是故乡,托起了我剪纸的梦。
是外婆,撑起了我美的际遇。
小时候,在家乡的作坊里,看着围坐一圈的老人不顾头上苍苍的白发延续着童年的梦,心里充满了憧憬。天气正朗,阳光暖暖的,笼罩着剪下的瑞气。我趴在外婆身边,那带有老年斑的手有灵活转动纸张,老花镜后有些昏花的眼睛眯着,但却充满专注。看那剪脆脆地在纸上惊起波澜,带有家乡的朴拙和纤纤的秀气纸花簌簌落下。剪刀清脆的一张一合中,画面活起来了,古城丰满起来了,花鸟翩然起来了,翠袖缃裙的女儿袅娜起来了画面盈盈的,红红彤彤。
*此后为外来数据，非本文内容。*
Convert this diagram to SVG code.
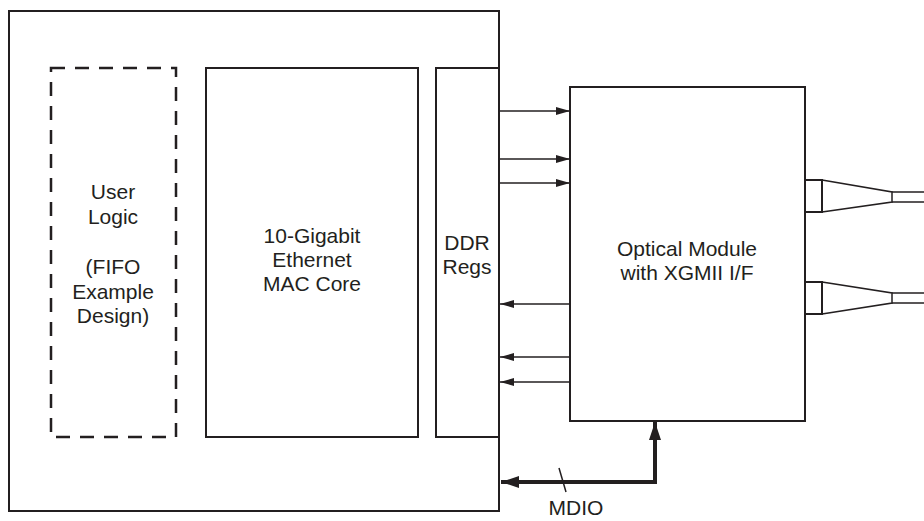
<svg xmlns="http://www.w3.org/2000/svg" width="924" height="521" viewBox="0 0 924 521">
<defs>
<marker id="ah" markerWidth="14" markerHeight="8" refX="14" refY="4" orient="auto" markerUnits="userSpaceOnUse"><path d="M0,0 L14,4 L0,8 Z" fill="#231f20"/></marker>
<marker id="ahb" markerWidth="18" markerHeight="12" refX="18" refY="6" orient="auto" markerUnits="userSpaceOnUse"><path d="M0,0 L18,6 L0,12 Z" fill="#231f20"/></marker>
</defs>
<style>
.box{fill:#fff;stroke:#231f20;stroke-width:2}
.dash{fill:none;stroke:#231f20;stroke-width:2.5;stroke-dasharray:14,10}
.t{font-family:"Liberation Sans",Arial,sans-serif;font-size:21px;fill:#231f20;text-anchor:middle}
.ln{stroke:#231f20;stroke-width:1.5;fill:none}
.thick{stroke:#231f20;stroke-width:4;fill:none}
</style>
<rect width="924" height="521" fill="#fff"/>
<g id="fpga"><rect class="box" x="9" y="11" width="490" height="500"/></g>
<g id="user-logic">
<rect class="dash" x="51" y="68" width="125" height="369"/>
<text class="t" x="113" y="199">User</text>
<text class="t" x="113" y="224">Logic</text>
<text class="t" x="113" y="274">(FIFO</text>
<text class="t" x="113" y="299">Example</text>
<text class="t" x="113" y="323">Design)</text>
</g>
<g id="mac-core">
<rect class="box" x="206" y="68" width="212" height="369"/>
<text class="t" x="312" y="243">10-Gigabit</text>
<text class="t" x="312" y="267">Ethernet</text>
<text class="t" x="312" y="291">MAC Core</text>
</g>
<g id="ddr-regs">
<rect class="box" x="436" y="68" width="63" height="369"/>
<text class="t" x="467" y="250">DDR</text>
<text class="t" x="467" y="274">Regs</text>
</g>
<g id="optical-module">
<rect class="box" x="570" y="87" width="235" height="334"/>
<text class="t" x="687" y="256">Optical Module</text>
<text class="t" x="687" y="280">with XGMII I/F</text>
</g>
<g id="connector1">
<rect class="box" x="805" y="180" width="17" height="32"/>
<path class="ln" d="M822,180 L892,192 L892,202 L822,212" stroke-width="2"/>
<path class="ln" d="M892,192 H924 M892,202 H924" stroke-width="2"/>
</g>
<g id="connector2">
<rect class="box" x="805" y="282" width="17" height="32"/>
<path class="ln" d="M822,282 L892,293 L892,303 L822,314" stroke-width="2"/>
<path class="ln" d="M892,293 H924 M892,303 H924" stroke-width="2"/>
</g>
<g id="connectors">
<line class="ln" x1="499" y1="111" x2="570" y2="111" marker-end="url(#ah)"/>
<line class="ln" x1="499" y1="159" x2="570" y2="159" marker-end="url(#ah)"/>
<line class="ln" x1="499" y1="183" x2="570" y2="183" marker-end="url(#ah)"/>
<line class="ln" x1="570" y1="304" x2="500" y2="304" marker-end="url(#ah)"/>
<line class="ln" x1="570" y1="357" x2="500" y2="357" marker-end="url(#ah)"/>
<line class="ln" x1="570" y1="382" x2="500" y2="382" marker-end="url(#ah)"/>
<path class="thick" d="M655,482 V422" marker-end="url(#ahb)"/>
<path class="thick" d="M657,482 H501" marker-end="url(#ahb)"/>
<line class="ln" x1="559" y1="468" x2="566" y2="492"/>
<text class="t" x="576" y="515">MDIO</text>
</g>
</svg>
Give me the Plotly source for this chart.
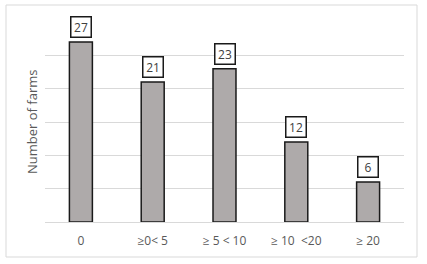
import plotly.graph_objects as go

categories = ["0", "≥0< 5", "≥ 5 < 10", "≥ 10\u00a0\u00a0<20", "≥ 20"]
farms = [27, 21, 23, 12, 6]
y_title = "Number of farms"

fig = go.Figure()
fig.add_trace(go.Bar(
    x=categories, y=farms,
    marker=dict(color="#aeaaaa", line=dict(color="#1a1a1a", width=1.5)),
    width=0.32,
))

for c, v in zip(categories, farms):
    fig.add_annotation(
        x=c, y=v, text=str(v), showarrow=False,
        yanchor="bottom", yshift=4,
        font=dict(family="Open Sans, Liberation Sans", size=12, color="#404040"),
        bgcolor="white", bordercolor="#1a1a1a", borderwidth=1.5,
        width=17, height=17, borderpad=1,
    )

fig.add_annotation(
    xref="paper", yref="paper", x=0, y=0.5, xshift=-2,
    text=y_title, textangle=-90, showarrow=False,
    xanchor="right", yanchor="middle",
    font=dict(family="Open Sans, Liberation Sans", size=13, color="#595959"),
)

fig.add_shape(type="rect", xref="paper", yref="paper",
              x0=-39/359, x1=(417-45)/359, y0=-35/200, y1=1 + 17/200,
              line=dict(color="#d9d9d9", width=1), layer="below")

fig.update_layout(
    width=427, height=264,
    margin=dict(l=45, r=23, t=22, b=42),
    paper_bgcolor="white", plot_bgcolor="white",
    showlegend=False,
    bargap=0.68,
    xaxis=dict(showgrid=False, showline=True, linecolor="#d9d9d9", linewidth=1,
               tickfont=dict(family="Open Sans, Liberation Sans", size=12, color="#595959"),
               ticks="", ticklabelstandoff=8),
    yaxis=dict(range=[0, 30], dtick=5, showgrid=True, gridcolor="#d9d9d9", gridwidth=1,
               showticklabels=False, zeroline=False, showline=False),
)

fig.write_html("out.html")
后来在电视上看到南方女子笑嫣如花,笑声中,谈天里,山水诗情在一针一线里流光溢彩,心里有些不服气。再后来,外婆带我到古城里转,细细体味那在厚厚城墙中北方人粗犷中的秀气。
大些了,外婆把着我的小手慢慢地在薄润的纸上划下优美的弧线,外婆松松地包着我的手,灵巧地挥动着小剪,似乎在赋予我的手灵性。可当我开始剪时,剪子又总别着劲,老是一剪没剪尽,边上毛了,棱角凸起,可每次剪完后信心满满地飞奔去找外婆,捧着自己的作品满怀期待,这时外婆总放下手里的活,细细端详,然后贴满每一扇窗。
渐渐喜欢上了剪纸,发自内心的。我总是认真对待每一次开始,每一次尝试。每一剪,心里都会泛起小小的涟漪,涌起小小的感动。剪纸,是剪出心中的活儿,是剪出女孩子心中的纤柔,心中的童话。就算以后我离开了外婆,离开了剪纸的故乡,那一份情感是永远不变的。
和外婆相处的时间短了,剪纸手有些生了,和外婆每次通话时,外婆总希望我不要忘记。偶尔碰到路边卖剪纸的婆婆,总会蹲下,细细翻看,看那红红的喜庆是否点红了古城中佳人脸上泛起的笑意,精巧的花鸟鱼虫剪纸赋予的意蕴。一听口音,竟是家乡的,心中一下子亲近了许多。
以后,再以后,我也许也会不顾头上苍苍的白发,延续着童年的梦。